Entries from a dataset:
▼
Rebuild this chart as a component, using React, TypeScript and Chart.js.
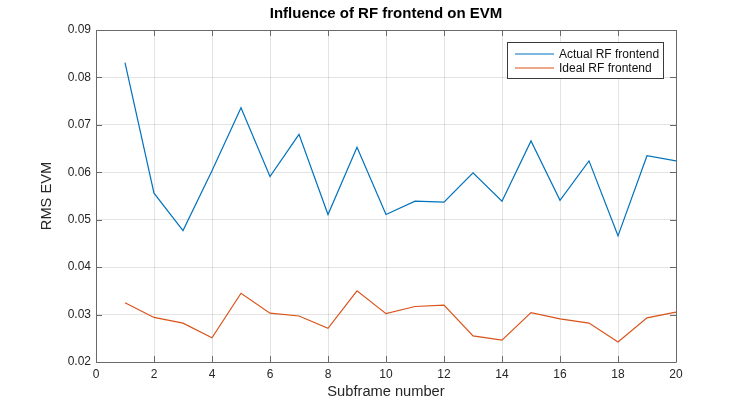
import React, { useEffect, useRef } from "react";
import { Chart, registerables } from "chart.js";

Chart.register(...registerables);

const subframes = [1, 2, 3, 4, 5, 6, 7, 8, 9, 10, 11, 12, 13, 14, 15, 16, 17, 18, 19, 20];
const actualEVM = [0.0831, 0.0556, 0.0477, 0.0603, 0.0736, 0.0591, 0.068, 0.0511, 0.0653, 0.0511, 0.0539, 0.0537, 0.0599, 0.0539, 0.0666, 0.0541, 0.0624, 0.0466, 0.0635, 0.0624];
const idealEVM = [0.0325, 0.0294, 0.0282, 0.0251, 0.0345, 0.0303, 0.0297, 0.0271, 0.035, 0.0302, 0.0317, 0.032, 0.0255, 0.0246, 0.0304, 0.0291, 0.0282, 0.0242, 0.0293, 0.0305];
const seriesNames = ["Actual RF frontend", "Ideal RF frontend"];
const seriesColors = ["#0072BD", "#D95319"];
const titleText = "Influence of RF frontend on EVM";
const xTitle = "Subframe number";
const yTitle = "RMS EVM";

const FONT = "'Liberation Sans', Arial, Helvetica, sans-serif";
const AXIS_COLOR = "#6a6a6a";

const boxPlugin = {
  id: "matlabBox",
  afterDraw(chart: any) {
    const { ctx, chartArea } = chart;
    const { left, right, top, bottom } = chartArea;
    const xs = chart.scales.x;
    const ys = chart.scales.y;
    ctx.save();

    // title centred over the plot area
    ctx.font = `bold 15px ${FONT}`;
    ctx.fillStyle = "#000";
    ctx.textAlign = "center";
    ctx.textBaseline = "middle";
    ctx.fillText(titleText, (left + right) / 2, 14);

    ctx.strokeStyle = AXIS_COLOR;
    ctx.lineWidth = 1;
    ctx.beginPath();
    ctx.rect(Math.round(left) + 0.5, Math.round(top) + 0.5, Math.round(right - left), Math.round(bottom - top));
    ctx.stroke();
    const tl = 6;
    ctx.beginPath();
    xs.ticks.forEach((t: any) => {
      const px = Math.round(xs.getPixelForValue(t.value)) + 0.5;
      ctx.moveTo(px, bottom);
      ctx.lineTo(px, bottom - tl);
      ctx.moveTo(px, top);
      ctx.lineTo(px, top + tl);
    });
    ys.ticks.forEach((t: any) => {
      const py = Math.round(ys.getPixelForValue(t.value)) + 0.5;
      ctx.moveTo(left, py);
      ctx.lineTo(left + tl, py);
      ctx.moveTo(right, py);
      ctx.lineTo(right - tl, py);
    });
    ctx.stroke();

    // legend
    const bw = 156;
    const bh = 36;
    const bx = Math.round(right) - 13 - bw;
    const by = Math.round(top) + 12;
    ctx.fillStyle = "#ffffff";
    ctx.fillRect(bx, by, bw, bh);
    ctx.strokeStyle = "#3a3a3a";
    ctx.strokeRect(bx + 0.5, by + 0.5, bw, bh);
    ctx.font = `12px ${FONT}`;
    ctx.textBaseline = "middle";
    ctx.textAlign = "left";
    chart.data.datasets.forEach((ds: any, i: number) => {
      const ly = by + 12 + i * 14;
      ctx.strokeStyle = ds.borderColor;
      ctx.lineWidth = 1.2;
      ctx.beginPath();
      ctx.moveTo(bx + 8, ly);
      ctx.lineTo(bx + 47, ly);
      ctx.stroke();
      ctx.fillStyle = "#111";
      ctx.fillText(ds.label, bx + 52, ly + 0.5);
    });
    ctx.restore();
  },
};

export default function App() {
  const canvasRef = useRef<HTMLCanvasElement | null>(null);

  useEffect(() => {
    if (!canvasRef.current) return;
    const chart = new Chart(canvasRef.current, {
      type: "line",
      data: {
        datasets: [
          {
            label: seriesNames[0],
            data: subframes.map((x, i) => ({ x, y: actualEVM[i] })),
            borderColor: seriesColors[0],
            backgroundColor: seriesColors[0],
            borderWidth: 1.2,
            pointRadius: 0,
            tension: 0,
          },
          {
            label: seriesNames[1],
            data: subframes.map((x, i) => ({ x, y: idealEVM[i] })),
            borderColor: seriesColors[1],
            backgroundColor: seriesColors[1],
            borderWidth: 1.2,
            pointRadius: 0,
            tension: 0,
          },
        ],
      },
      options: {
        animation: false,
        responsive: false,
        maintainAspectRatio: false,
        layout: { padding: { left: 0, right: 71, top: 30, bottom: 0 } },
        plugins: {
          legend: { display: false },
          tooltip: { enabled: false },
          title: { display: false },
        },
        scales: {
          x: {
            type: "linear",
            min: 0,
            max: 20,
            afterFit: (s: any) => {
              s.height = 45;
            },
            ticks: {
              stepSize: 2,
              padding: 5,
              color: "#262626",
              font: { family: FONT, size: 12 },
              maxRotation: 0,
            },
            grid: { color: "rgba(0,0,0,0.11)", drawTicks: false },
            border: { display: false },
            title: {
              display: true,
              text: xTitle,
              color: "#262626",
              font: { family: FONT, size: 14.67 },
              padding: { top: 0, bottom: 6 },
            },
          },
          y: {
            type: "linear",
            min: 0.02,
            max: 0.09,
            afterFit: (s: any) => {
              s.width = 96;
            },
            ticks: {
              stepSize: 0.01,
              padding: 5,
              color: "#262626",
              font: { family: FONT, size: 12 },
              callback: (v: any) => Number(v).toFixed(2),
            },
            grid: { color: "rgba(0,0,0,0.11)", drawTicks: false },
            border: { display: false },
            title: {
              display: true,
              text: yTitle,
              color: "#262626",
              font: { family: FONT, size: 14.67 },
              padding: { top: 38, bottom: 0 },
            },
          },
        },
      },
      plugins: [boxPlugin],
    });
    return () => chart.destroy();
  }, []);

  return (
    <div style={{ position: "fixed", left: 0, top: 0, width: 747, height: 407, background: "#fff" }}>
      <canvas ref={canvasRef} width={747} height={407} style={{ width: 747, height: 407, display: "block" }} />
    </div>
  );
}
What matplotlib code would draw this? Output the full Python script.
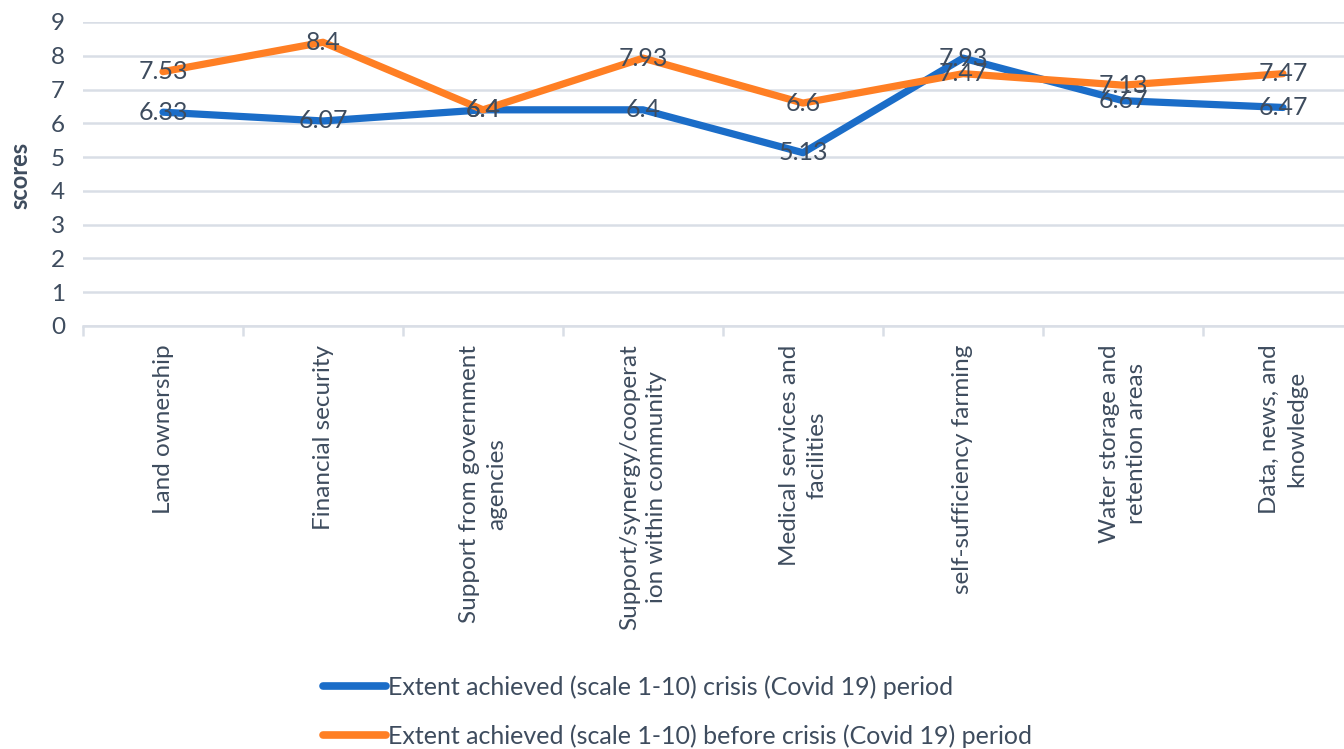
import matplotlib
matplotlib.use("Agg")
import matplotlib.pyplot as plt

categories = ["Land ownership", "Financial security", "Support from government\nagencies",
              "Support/synergy/cooperat\nion within community", "Medical services and\nfacilities",
              "self-sufficiency farming", "Water storage and\nretention areas", "Data, news, and\nknowledge"]
crisis = [6.33, 6.07, 6.4, 6.4, 5.13, 7.93, 6.67, 6.47]
before = [7.53, 8.4, 6.4, 7.93, 6.6, 7.47, 7.13, 7.47]
crisis_labels = ["6.33", "6.07", "6.4", "6.4", "5.13", "7.93", "6.67", "6.47"]
before_labels = ["7.53", "8.4", "6.4", "7.93", "6.6", "7.47", "7.13", "7.47"]
series_names = ["Extent achieved (scale 1-10) crisis (Covid 19) period",
                "Extent achieved (scale 1-10) before crisis (Covid 19) period"]

plt.rcParams['font.family'] = ['Lato', 'DejaVu Sans']
txt = '#3E4C5E'
blue = '#1B6DC8'
orange = '#FF7F24'
grid = '#D9DEE6'

W, H = 1344, 749
fig = plt.figure(figsize=(W/100, H/100), dpi=100)
x0, x1 = 83, 1363
y0, y1 = 326, 22
ax = fig.add_axes([x0/W, 1 - y0/H, (x1-x0)/W, (y0-y1)/H])

x = list(range(len(categories)))
ax.plot(x, crisis, color=blue, lw=5.2, solid_capstyle='round', solid_joinstyle='round', label=series_names[0], zorder=3)
ax.plot(x, before, color=orange, lw=5.2, solid_capstyle='round', solid_joinstyle='round', label=series_names[1], zorder=3)
for xi, v, s in zip(x, crisis, crisis_labels):
    ax.text(xi, v, s, ha='center', va='center', fontsize=18, color=txt, zorder=4)
for xi, v, s in zip(x, before, before_labels):
    ax.text(xi, v, s, ha='center', va='center', fontsize=18, color=txt, zorder=4)

ax.set_xlim(-0.5, len(categories) - 0.5)
ax.set_ylim(0, 9)
ax.set_yticks(range(0, 10))
ax.yaxis.grid(True, color=grid, lw=1.8)
ax.set_axisbelow(True)
for s in ['top', 'right', 'left']:
    ax.spines[s].set_visible(False)
ax.spines['bottom'].set_color(grid)
ax.spines['bottom'].set_linewidth(1.8)
ax.tick_params(axis='y', length=0, labelsize=17.5, labelcolor=txt, pad=13)
ax.set_xticks([i - 0.5 for i in range(len(categories) + 1)])
ax.set_xticklabels([])
ax.tick_params(axis='x', length=7, width=1.8, color=grid)
for xi, c in zip(x, categories):
    ax.text(xi, -0.55, c, rotation=90, ha='center', va='top', multialignment='center',
            fontsize=17.5, color=txt, linespacing=1.35)

fig.text(20/W, 1 - 175/H, 'scores', rotation=90, ha='center', va='center', fontsize=17,
         fontweight='bold', color=txt)

leg = fig.legend(loc='upper left', bbox_to_anchor=(300/W, 1 - 653/H), frameon=False,
                 fontsize=18, handlelength=2.55, handletextpad=0.05, labelspacing=1.0,
                 labelcolor=txt)
for line in leg.get_lines():
    line.set_linewidth(5.5)
    line.set_solid_capstyle('round')

fig.savefig('out.png', dpi=100)
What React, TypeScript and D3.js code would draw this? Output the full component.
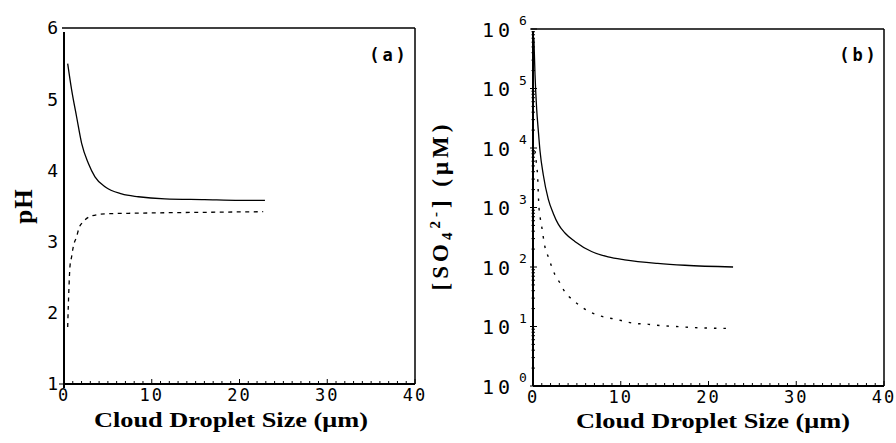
import React from 'react'
import * as d3 from 'd3'

// panel (a): pH vs droplet size
const sizeSolidA = [0.42, 0.87, 1.44, 2.01, 2.77, 3.53, 4.67, 6.57, 8.47, 11.5, 16, 20, 22.9]
const phSolidA = [5.5, 5.13, 4.75, 4.38, 4.1, 3.91, 3.77, 3.67, 3.63, 3.6, 3.59, 3.58, 3.58]
const sizeDashA = [0.42, 0.49, 0.57, 0.68, 0.87, 1.06, 1.44, 1.71, 2.2, 3.15, 4.67, 8.5, 15, 22.7]
const phDashA = [1.8, 2.09, 2.37, 2.65, 2.79, 2.93, 3.07, 3.19, 3.28, 3.36, 3.39, 3.4, 3.41, 3.42]

// panel (b): sulfate concentration (uM) vs droplet size
const sizeSolidB = [0.1, 0.23, 0.42, 0.6, 0.8, 1.17, 1.74, 2.31, 2.88, 3.64, 4.77, 6.67, 8.56, 10.45, 14.2, 17.3, 22.8]
const so4SolidB = [708000, 170000, 44700, 20000, 8900, 3550, 1380, 794, 525, 372, 269, 182, 148, 132, 115, 107, 100]
const sizeDashB = [0.23, 0.42, 0.53, 0.6, 0.68, 0.8, 0.99, 1.36, 1.74, 2.5, 3.07, 3.64, 4.4, 5.34, 6.28, 7.23, 8.37, 9.5, 10.6, 11.8, 12.9, 14.05, 16.3, 19, 22.1]
const so4DashB = [8900, 4900, 3300, 1780, 1000, 708, 479, 219, 148, 74, 54, 38, 29, 22.4, 18.2, 15.8, 14.1, 13.2, 12, 11.2, 11, 10.5, 10, 9.5, 9.3]

const xTicks = [0, 10, 20, 30, 40]
const phTicks = [1, 2, 3, 4, 5, 6]
const logTicks = [0, 1, 2, 3, 4, 5, 6]

const tickFont = '"DejaVu Sans Mono", monospace'
const titleFont = '"Liberation Serif", "Times New Roman", serif'

function BottomAxis({ x, y0 }: { x: d3.ScaleLinear<number, number>; y0: number }) {
  const minor = d3.range(0, 41, 1)
  return (
    <g>
      <line x1={x(0)} x2={x(40)} y1={y0} y2={y0} stroke="#000" strokeWidth={2} />
      {minor.map(v => (
        <line key={v} x1={x(v)} x2={x(v)} y1={y0} y2={y0 - (v % 10 === 0 ? 5 : 3)} stroke="#000" strokeWidth={1} />
      ))}
      {xTicks.map(v => (
        <text key={v} x={x(v)} y={y0 + 17} textAnchor="middle" fontFamily={tickFont} fontSize={17} letterSpacing={2}>
          {v}
        </text>
      ))}
    </g>
  )
}

export default function App() {
  const xa = d3.scaleLinear().domain([0, 40]).range([64, 415])
  const ya = d3.scaleLinear().domain([1, 6]).range([384, 28])
  const xb = d3.scaleLinear().domain([0, 40]).range([533, 884])
  const yb = d3.scaleLog().domain([1, 1e6]).range([386, 29])

  const lineA = d3.line<[number, number]>().x(d => xa(d[0])).y(d => ya(d[1])).curve(d3.curveMonotoneX)
  const lineB = d3.line<[number, number]>().x(d => xb(d[0])).y(d => yb(d[1])).curve(d3.curveMonotoneX)

  const solidA = d3.zip(sizeSolidA, phSolidA) as [number, number][]
  const dashA = d3.zip(sizeDashA, phDashA) as [number, number][]
  const solidB = d3.zip(sizeSolidB, so4SolidB) as [number, number][]
  const dashB = d3.zip(sizeDashB, so4DashB) as [number, number][]

  const logMinor: number[] = []
  for (let e = 0; e < 6; e++) for (let m = 2; m < 10; m++) logMinor.push(m * Math.pow(10, e))

  return (
    <svg width={896} height={443} style={{ position: 'absolute', left: 0, top: 0, background: '#fff' }}>
      {/* panel a */}
      <g>
        <line x1={62} x2={xa(40)} y1={ya(6)} y2={ya(6)} stroke="#000" strokeWidth={1.5} />
        <line x1={xa(40)} x2={xa(40)} y1={ya(6)} y2={ya(1)} stroke="#000" strokeWidth={1.5} />
        <line x1={xa(0)} x2={xa(0)} y1={ya(6) + 4} y2={ya(1) + 4} stroke="#000" strokeWidth={2} />
        <BottomAxis x={xa} y0={ya(1)} />
        <line x1={xa(0) - 5} x2={xa(0)} y1={ya(1)} y2={ya(1)} stroke="#000" strokeWidth={1} />
        {phTicks.map(v => (
          <text key={v} x={xa(0) - 6} y={ya(v)} dy="0.36em" textAnchor="end" fontFamily={tickFont} fontSize={18}>
            {v}
          </text>
        ))}
        <path d={lineA(solidA) || ''} fill="none" stroke="#000" strokeWidth={1.3} />
        <path d={lineA(dashA) || ''} fill="none" stroke="#000" strokeWidth={1.3} strokeDasharray="4,4.5" />
        <text x={389} y={61} textAnchor="middle" fontFamily={tickFont} fontWeight="bold" fontSize={17} letterSpacing={3}>
          (a)
        </text>
        <text
          transform={`translate(32,${(ya(1) + ya(6)) / 2}) rotate(-90)`}
          textAnchor="middle"
          fontFamily={titleFont}
          fontWeight="bold"
          fontSize={25}
          letterSpacing={1}
        >
          pH
        </text>
        <text x={231} y={427} textAnchor="middle" fontFamily={titleFont} fontWeight="bold" fontSize={21} textLength={274} lengthAdjust="spacingAndGlyphs">
          Cloud Droplet Size (μm)
        </text>
      </g>

      {/* panel b */}
      <g>
        <line x1={531} x2={xb(40)} y1={yb(1e6)} y2={yb(1e6)} stroke="#000" strokeWidth={1.5} />
        <line x1={xb(40)} x2={xb(40)} y1={yb(1e6)} y2={yb(1)} stroke="#000" strokeWidth={1.5} />
        <line x1={xb(0)} x2={xb(0)} y1={yb(1e6) + 2} y2={yb(1)} stroke="#000" strokeWidth={2} />
        <BottomAxis x={xb} y0={yb(1)} />
        {logMinor.map(v => (
          <line key={v} x1={xb(0) - 1.5} x2={xb(0) + 2} y1={yb(v)} y2={yb(v)} stroke="#000" strokeWidth={1} />
        ))}
        {logTicks.map(e => (
          <g key={e}>
            <line x1={xb(0) - 3} x2={xb(0) + 4} y1={yb(Math.pow(10, e))} y2={yb(Math.pow(10, e))} stroke="#000" strokeWidth={1} />
            <text x={482} y={yb(Math.pow(10, e))} dy="0.38em" textAnchor="start" fontFamily={tickFont} fontSize={20} letterSpacing={4}>
              10
            </text>
            <text x={519} y={yb(Math.pow(10, e)) - 4} textAnchor="start" fontFamily={tickFont} fontSize={13}>
              {e}
            </text>
          </g>
        ))}
        <path d={lineB(solidB) || ''} fill="none" stroke="#000" strokeWidth={1.3} />
        <path d={lineB(dashB) || ''} fill="none" stroke="#000" strokeWidth={1.4} strokeDasharray="2.5,7" />
        <text x={859} y={61} textAnchor="middle" fontFamily={tickFont} fontWeight="bold" fontSize={17} letterSpacing={3}>
          (b)
        </text>
        <text
          transform={`translate(448,${(yb(1) + yb(1e6)) / 2 - 2}) rotate(-90)`}
          textAnchor="middle"
          fontFamily={titleFont}
          fontWeight="bold"
          fontSize={23}
          letterSpacing={4}
        >
          [SO
          <tspan fontSize={15} dy={4}>4</tspan>
          <tspan fontSize={15} dy={-12}>2-</tspan>
          <tspan dy={8}>] (μM)</tspan>
        </text>
        <text x={713} y={428} textAnchor="middle" fontFamily={titleFont} fontWeight="bold" fontSize={21} textLength={274} lengthAdjust="spacingAndGlyphs">
          Cloud Droplet Size (μm)
        </text>
      </g>
    </svg>
  )
}
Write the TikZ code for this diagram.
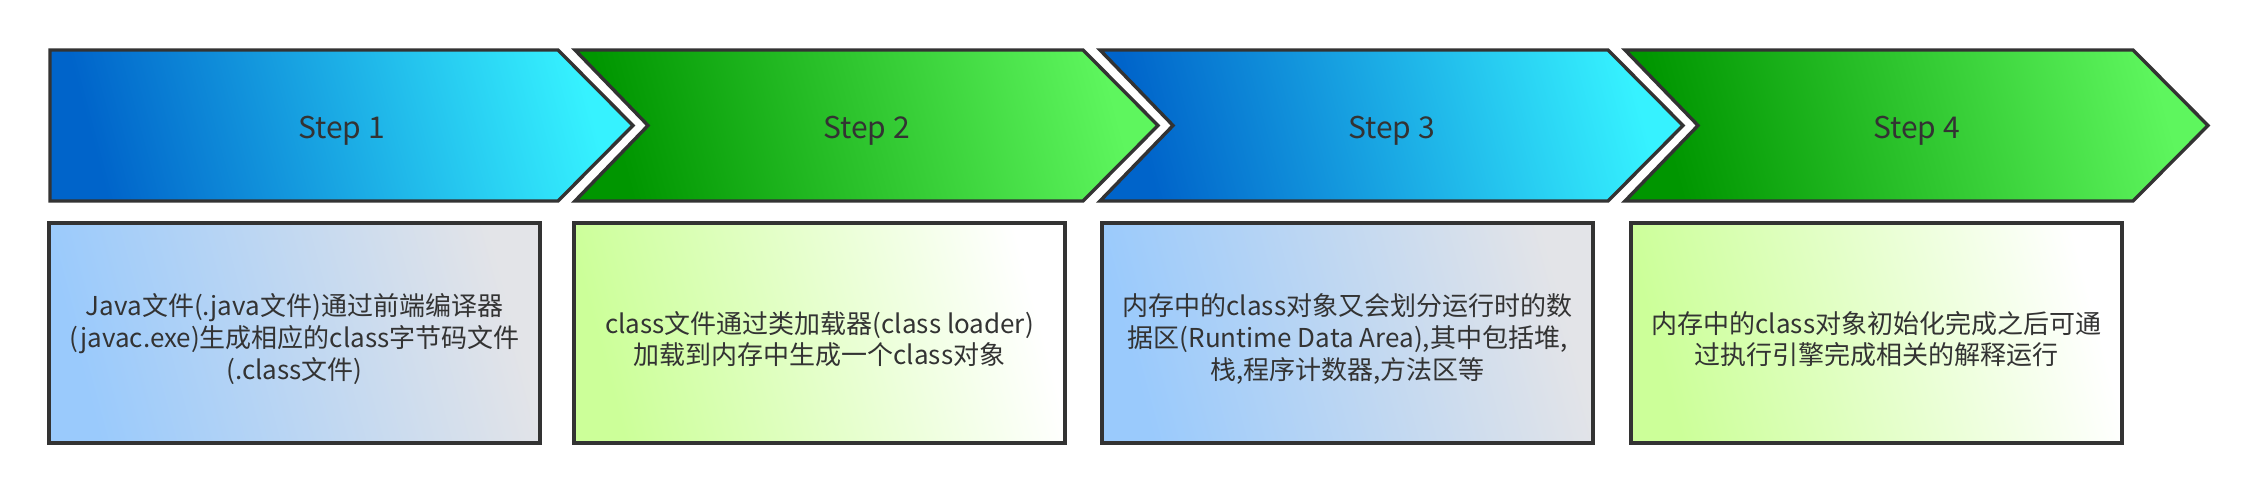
▲
WRITTEN PROBLEM -
Would you reproduce the lines above, from the very first through the line containing "Chart.register(...registerables);", exactly and without the pictures?

FINISHED ANSWER -
Rebuild this chart as a component, using React, TypeScript and Chart.js.
import React, { useEffect, useRef } from "react";
import { Chart, registerables } from "chart.js";

Chart.register(...registerables);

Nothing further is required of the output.